Listening to some of his young backers this week, it became ever clearer that they are not supporting him because, having made a calm assessment of the four candidates, they believe he has the best chance of returning Labour to power. On the contrary, that has nothing to do with it. This week’s YouGov poll of Labour supporters – and we should remember our post 7 May vow never to listen to another poll again – found that, among those backing the Islington MP, only 10% thought it was important that the party leader “understands what it takes to win an election” (the figure was 63% among supporters of Liz Kendall).

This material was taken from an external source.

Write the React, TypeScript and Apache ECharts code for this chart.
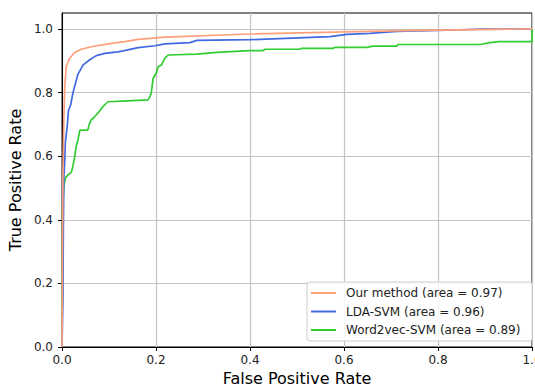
import React, { useEffect, useRef } from "react";
import * as echarts from "echarts";

const seriesNames = [
  "Our method (area = 0.97)",
  "LDA-SVM (area = 0.96)",
  "Word2vec-SVM (area = 0.89)",
];

const ourMethod: [number, number][] = [
  [0, 0], [0.001, 0.3], [0.002, 0.55], [0.004, 0.72], [0.006, 0.824], [0.009, 0.881],
  [0.016, 0.907], [0.027, 0.926], [0.041, 0.936], [0.062, 0.944], [0.098, 0.953],
  [0.133, 0.96], [0.162, 0.967], [0.219, 0.974], [0.4, 0.984], [0.7, 0.994], [1.0, 1.0],
];

const ldaSvm: [number, number][] = [
  [0, 0], [0.002, 0.16], [0.003, 0.4], [0.0035, 0.462], [0.004, 0.535], [0.006, 0.588],
  [0.007, 0.641], [0.011, 0.693], [0.014, 0.745], [0.0185, 0.761], [0.023, 0.797],
  [0.027, 0.82], [0.034, 0.858], [0.045, 0.887], [0.059, 0.903], [0.073, 0.916],
  [0.091, 0.923], [0.119, 0.928], [0.14, 0.934], [0.162, 0.941], [0.198, 0.947],
  [0.219, 0.953], [0.272, 0.957], [0.287, 0.964], [0.4, 0.966], [0.57, 0.976],
  [0.606, 0.983], [0.655, 0.986], [0.712, 0.992], [0.797, 0.995], [0.896, 0.999],
  [1.0, 1.0],
];

const word2vecSvm: [number, number][] = [
  [0, 0], [0.001, 0], [0.002, 0.46], [0.004, 0.504], [0.007, 0.531], [0.013, 0.541],
  [0.02, 0.55], [0.023, 0.567], [0.027, 0.598], [0.03, 0.63], [0.034, 0.651],
  [0.038, 0.682], [0.055, 0.682], [0.058, 0.7], [0.062, 0.714], [0.067, 0.72],
  [0.073, 0.73], [0.079, 0.74], [0.084, 0.75], [0.09, 0.76], [0.098, 0.771],
  [0.127, 0.773], [0.183, 0.777], [0.187, 0.787], [0.19, 0.8], [0.194, 0.845],
  [0.198, 0.855], [0.201, 0.862], [0.204, 0.88], [0.212, 0.887], [0.215, 0.897],
  [0.219, 0.908], [0.226, 0.918], [0.287, 0.921], [0.329, 0.926], [0.4, 0.932],
  [0.428, 0.932], [0.432, 0.936], [0.506, 0.936], [0.51, 0.939], [0.577, 0.939],
  [0.581, 0.942], [0.648, 0.942], [0.662, 0.946], [0.712, 0.946], [0.715, 0.951],
  [0.889, 0.951], [0.911, 0.957], [0.928, 0.96], [1.0, 0.96], [1.0, 1.0],
];

const tickValues = [0, 0.2, 0.4, 0.6, 0.8, 1.0];
const colors = ["#FFA07A", "#4169E1", "#32CD32"];

export default function App() {
  const ref = useRef<HTMLDivElement>(null);
  useEffect(() => {
    document.body.style.margin = "0";
    const chart = echarts.init(ref.current!, null, { renderer: "svg" });
    const font = "DejaVu Sans";
    const axisCommon = {
      type: "value" as const,
      min: 0,
      interval: 0.2,
      nameLocation: "middle" as const,
      nameTextStyle: { fontFamily: font, fontSize: 16, color: "#000" },
      axisLine: { show: true, lineStyle: { color: "#000", width: 1 } },
      axisTick: {
        show: true,
        inside: false,
        length: 4,
        lineStyle: { color: "#000", width: 1 },
        customValues: tickValues,
      },
      axisLabel: {
        fontFamily: font,
        fontSize: 12,
        color: "#222",
        customValues: tickValues,
        formatter: (v: number) => v.toFixed(1),
      },
      splitLine: { show: true, lineStyle: { color: "#c4c4c4", width: 1.2 } },
    };
    chart.setOption({
      animation: false,
      color: colors,
      grid: {
        left: 62,
        right: 3,
        top: 13,
        bottom: 39,
        show: true,
        borderColor: "#000",
        borderWidth: 1,
        backgroundColor: "transparent",
        containLabel: false,
        outerBoundsMode: "none",
      },
      xAxis: {
        ...axisCommon,
        max: 1,
        name: "False Positive Rate",
        nameGap: 22,
        axisLabel: { ...axisCommon.axisLabel, margin: 7 },
      },
      yAxis: {
        ...axisCommon,
        max: 1.05,
        name: "True Positive Rate",
        nameGap: 32,
        axisLabel: { ...axisCommon.axisLabel, margin: 9 },
      },
      legend: {
        orient: "vertical",
        left: 307,
        top: 282,
        padding: [4, 12, 4, 4],
        icon: "rect",
        itemWidth: 25,
        itemHeight: 2,
        itemGap: 4.5,
        backgroundColor: "rgba(255,255,255,0.85)",
        borderColor: "#cccccc",
        borderWidth: 1,
        borderRadius: 3,
        textStyle: {
          fontFamily: font,
          fontSize: 12,
          color: "#222",
          padding: [0, 0, 0, 5],
          lineHeight: 14,
        },
        data: seriesNames,
      },
      series: [ourMethod, ldaSvm, word2vecSvm].map((d, i) => ({
        name: seriesNames[i],
        type: "line",
        data: d,
        symbol: "none",
        showSymbol: false,
        lineStyle: { width: 1.7, color: colors[i] },
        itemStyle: { color: colors[i] },
        z: 3 - i,
      })),
    });
    return () => chart.dispose();
  }, []);
  return <div ref={ref} style={{ width: 535, height: 386 }} />;
}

What’s needed instead, one enthusiast for Corbyn told me, is “someone who can articulate what you feel”. The key is “to have someone who represents what you believe in. Why does it matter whether other people believe it or not?”

I suspect that gets to the nub of it. For a lot of those taking part, choosing a party leader is not about assembling a governing majority, winning power or even making a change in society. It is about identity. It is about being true to yourself. In this sense, joining the Corbyn tribe becomes something non-negotiable, or at least impregnable to routine political arguments about electability, popular appeal and the like.

Which rather prompts the question: if winning elections isn’t a significant part of what a political party is about, what’s the point of it? How is a political party different in its purpose from a residents’ association, a pressure group, a trade union or a trade body – all of which have viewpoints to champion and people to defend – if it is not also about winning elections?

To take that question from a Corbyn supporter: “why does it matter whether other people believe it or not?” The answer is: because if other people don’t believe it too, you won’t get their votes and you won’t get the power that comes with that to change people’s lives. What’s more, that power will still be there and will still be wielded – but by those who believe something else.